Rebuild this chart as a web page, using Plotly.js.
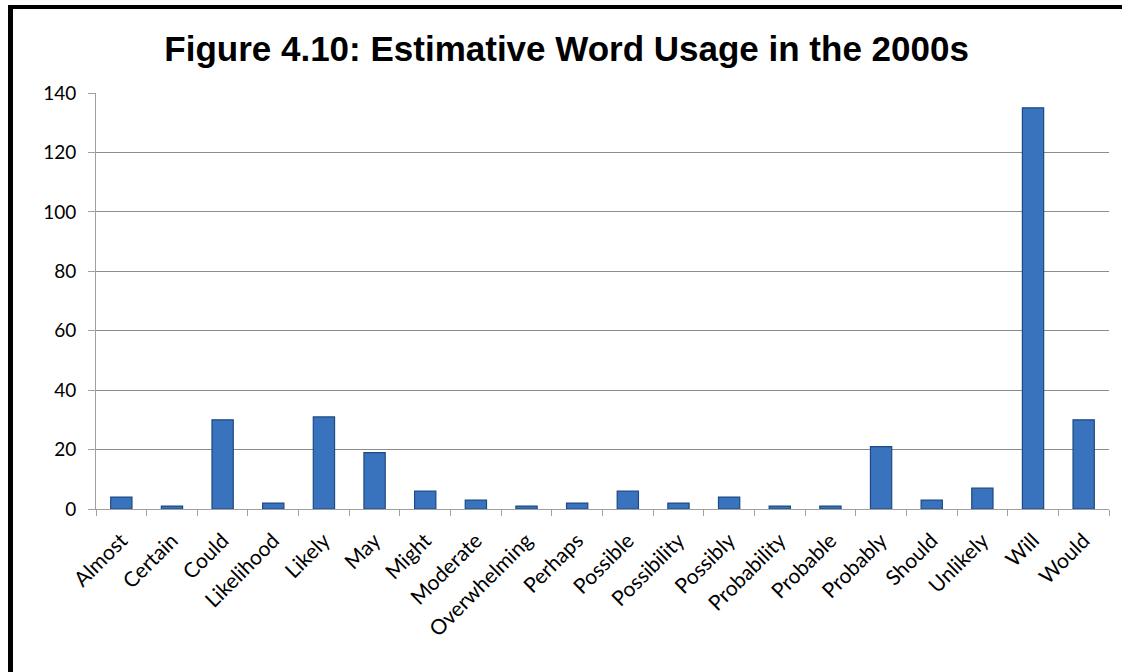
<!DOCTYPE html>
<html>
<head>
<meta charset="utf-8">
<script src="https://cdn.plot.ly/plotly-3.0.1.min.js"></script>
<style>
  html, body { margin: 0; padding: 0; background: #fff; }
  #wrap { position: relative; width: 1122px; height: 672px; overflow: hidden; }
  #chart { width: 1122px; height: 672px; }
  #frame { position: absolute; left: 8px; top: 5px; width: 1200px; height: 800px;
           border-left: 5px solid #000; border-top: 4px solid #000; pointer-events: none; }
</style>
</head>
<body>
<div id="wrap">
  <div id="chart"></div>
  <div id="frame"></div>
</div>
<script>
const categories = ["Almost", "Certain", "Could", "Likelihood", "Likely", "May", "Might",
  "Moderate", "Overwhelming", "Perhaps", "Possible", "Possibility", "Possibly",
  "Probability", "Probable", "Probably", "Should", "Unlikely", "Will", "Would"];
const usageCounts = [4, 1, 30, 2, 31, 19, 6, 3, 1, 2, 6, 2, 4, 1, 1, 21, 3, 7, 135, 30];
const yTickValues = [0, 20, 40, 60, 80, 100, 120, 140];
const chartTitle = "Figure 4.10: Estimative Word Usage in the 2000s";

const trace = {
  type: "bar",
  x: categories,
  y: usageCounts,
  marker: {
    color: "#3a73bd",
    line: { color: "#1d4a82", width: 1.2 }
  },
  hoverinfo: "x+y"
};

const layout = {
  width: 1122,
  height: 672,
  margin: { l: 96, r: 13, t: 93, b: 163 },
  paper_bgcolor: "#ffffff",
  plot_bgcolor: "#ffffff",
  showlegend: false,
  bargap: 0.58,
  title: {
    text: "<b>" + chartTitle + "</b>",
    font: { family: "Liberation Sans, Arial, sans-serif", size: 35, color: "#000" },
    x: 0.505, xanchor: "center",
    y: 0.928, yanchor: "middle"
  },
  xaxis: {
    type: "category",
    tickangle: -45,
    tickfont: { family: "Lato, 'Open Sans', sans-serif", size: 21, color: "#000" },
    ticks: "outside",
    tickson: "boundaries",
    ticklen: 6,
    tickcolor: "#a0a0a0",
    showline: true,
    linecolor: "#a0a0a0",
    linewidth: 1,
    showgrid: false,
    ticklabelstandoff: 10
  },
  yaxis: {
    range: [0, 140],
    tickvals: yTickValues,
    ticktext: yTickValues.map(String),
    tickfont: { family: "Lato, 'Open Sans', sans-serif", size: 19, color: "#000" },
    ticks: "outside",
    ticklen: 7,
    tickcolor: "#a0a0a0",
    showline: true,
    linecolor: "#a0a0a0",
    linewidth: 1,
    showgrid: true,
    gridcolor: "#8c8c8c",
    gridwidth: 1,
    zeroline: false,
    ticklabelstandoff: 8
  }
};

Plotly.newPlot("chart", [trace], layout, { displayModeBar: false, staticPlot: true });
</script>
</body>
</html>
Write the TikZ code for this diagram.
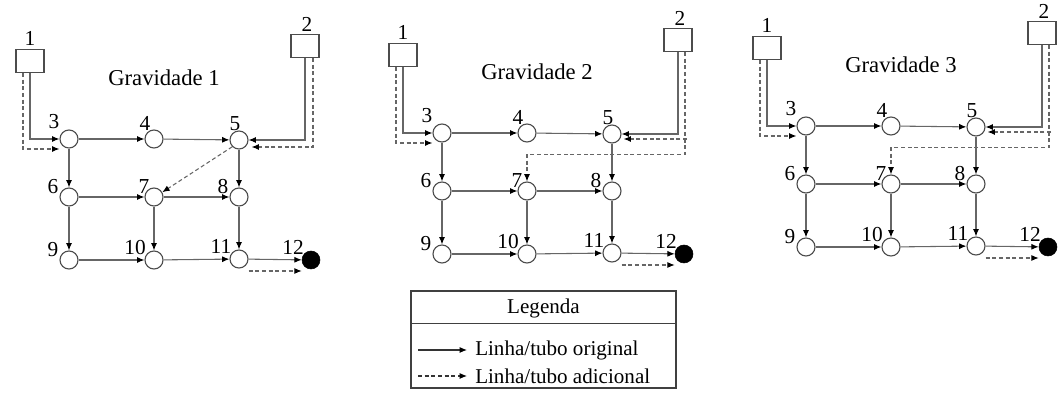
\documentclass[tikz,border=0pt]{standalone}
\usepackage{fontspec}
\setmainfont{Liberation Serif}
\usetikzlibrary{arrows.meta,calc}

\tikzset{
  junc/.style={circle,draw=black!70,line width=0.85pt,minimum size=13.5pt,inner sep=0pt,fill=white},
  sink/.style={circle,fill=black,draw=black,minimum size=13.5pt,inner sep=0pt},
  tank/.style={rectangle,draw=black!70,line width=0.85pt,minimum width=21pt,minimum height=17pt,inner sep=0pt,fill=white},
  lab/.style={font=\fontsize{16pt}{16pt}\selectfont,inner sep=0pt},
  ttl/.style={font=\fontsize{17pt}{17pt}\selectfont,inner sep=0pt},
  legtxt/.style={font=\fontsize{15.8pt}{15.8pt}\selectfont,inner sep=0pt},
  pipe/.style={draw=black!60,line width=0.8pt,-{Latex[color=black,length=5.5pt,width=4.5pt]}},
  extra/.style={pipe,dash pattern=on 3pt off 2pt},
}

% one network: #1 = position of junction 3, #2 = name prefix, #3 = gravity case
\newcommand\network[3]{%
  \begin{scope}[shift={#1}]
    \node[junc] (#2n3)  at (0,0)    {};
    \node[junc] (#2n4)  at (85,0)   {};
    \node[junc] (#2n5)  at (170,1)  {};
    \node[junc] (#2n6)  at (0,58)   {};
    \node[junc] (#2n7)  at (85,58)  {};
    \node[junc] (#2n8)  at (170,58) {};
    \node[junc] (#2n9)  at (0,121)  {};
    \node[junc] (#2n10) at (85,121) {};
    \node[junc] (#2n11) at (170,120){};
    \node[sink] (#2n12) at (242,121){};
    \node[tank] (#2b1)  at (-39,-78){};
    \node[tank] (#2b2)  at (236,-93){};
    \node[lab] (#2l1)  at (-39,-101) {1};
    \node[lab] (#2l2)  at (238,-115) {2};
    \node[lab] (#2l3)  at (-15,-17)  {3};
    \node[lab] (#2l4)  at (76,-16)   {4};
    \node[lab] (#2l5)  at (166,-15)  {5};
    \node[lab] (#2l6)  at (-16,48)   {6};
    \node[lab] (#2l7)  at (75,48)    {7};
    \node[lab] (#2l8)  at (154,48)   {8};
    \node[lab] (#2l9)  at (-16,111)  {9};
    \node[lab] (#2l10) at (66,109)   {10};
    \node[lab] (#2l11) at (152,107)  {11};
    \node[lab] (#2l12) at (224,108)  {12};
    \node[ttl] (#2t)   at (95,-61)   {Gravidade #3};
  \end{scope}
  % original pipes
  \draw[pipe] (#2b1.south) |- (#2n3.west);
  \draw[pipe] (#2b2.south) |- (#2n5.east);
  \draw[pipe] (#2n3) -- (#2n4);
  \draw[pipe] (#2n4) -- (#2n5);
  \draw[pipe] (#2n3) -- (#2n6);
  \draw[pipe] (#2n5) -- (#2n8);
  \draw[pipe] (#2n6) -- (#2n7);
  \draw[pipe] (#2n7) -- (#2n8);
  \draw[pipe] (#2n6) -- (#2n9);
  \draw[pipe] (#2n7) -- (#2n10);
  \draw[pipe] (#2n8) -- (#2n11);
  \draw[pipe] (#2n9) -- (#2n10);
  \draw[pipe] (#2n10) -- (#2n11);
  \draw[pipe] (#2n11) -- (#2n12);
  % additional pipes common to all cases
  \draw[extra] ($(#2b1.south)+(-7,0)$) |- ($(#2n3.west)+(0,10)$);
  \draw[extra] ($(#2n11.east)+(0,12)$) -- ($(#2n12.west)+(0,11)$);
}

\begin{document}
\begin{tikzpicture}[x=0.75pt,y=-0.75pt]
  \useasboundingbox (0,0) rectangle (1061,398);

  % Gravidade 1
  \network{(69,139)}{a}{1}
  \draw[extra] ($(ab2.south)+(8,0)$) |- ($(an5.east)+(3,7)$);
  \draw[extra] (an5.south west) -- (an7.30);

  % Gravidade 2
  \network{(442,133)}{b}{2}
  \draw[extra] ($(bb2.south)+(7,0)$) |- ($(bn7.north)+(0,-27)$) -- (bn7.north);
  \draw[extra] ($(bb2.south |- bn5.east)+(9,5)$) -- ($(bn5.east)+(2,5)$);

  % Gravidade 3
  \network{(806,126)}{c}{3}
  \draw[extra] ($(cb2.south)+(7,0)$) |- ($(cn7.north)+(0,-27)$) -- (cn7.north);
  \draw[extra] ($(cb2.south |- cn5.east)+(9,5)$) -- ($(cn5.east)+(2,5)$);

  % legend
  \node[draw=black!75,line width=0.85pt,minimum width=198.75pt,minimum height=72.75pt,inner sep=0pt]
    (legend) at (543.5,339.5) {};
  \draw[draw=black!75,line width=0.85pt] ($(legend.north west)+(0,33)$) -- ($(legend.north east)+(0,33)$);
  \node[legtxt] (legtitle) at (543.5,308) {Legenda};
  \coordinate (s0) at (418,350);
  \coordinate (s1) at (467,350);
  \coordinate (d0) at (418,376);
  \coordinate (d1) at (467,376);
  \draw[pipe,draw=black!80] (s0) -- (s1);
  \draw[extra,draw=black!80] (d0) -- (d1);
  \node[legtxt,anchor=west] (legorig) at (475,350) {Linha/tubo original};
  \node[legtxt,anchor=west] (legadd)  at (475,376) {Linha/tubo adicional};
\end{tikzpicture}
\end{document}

* _What you should do_
On how many lines does the word "this" appear? Answer with only the number.

* _Right answer_
2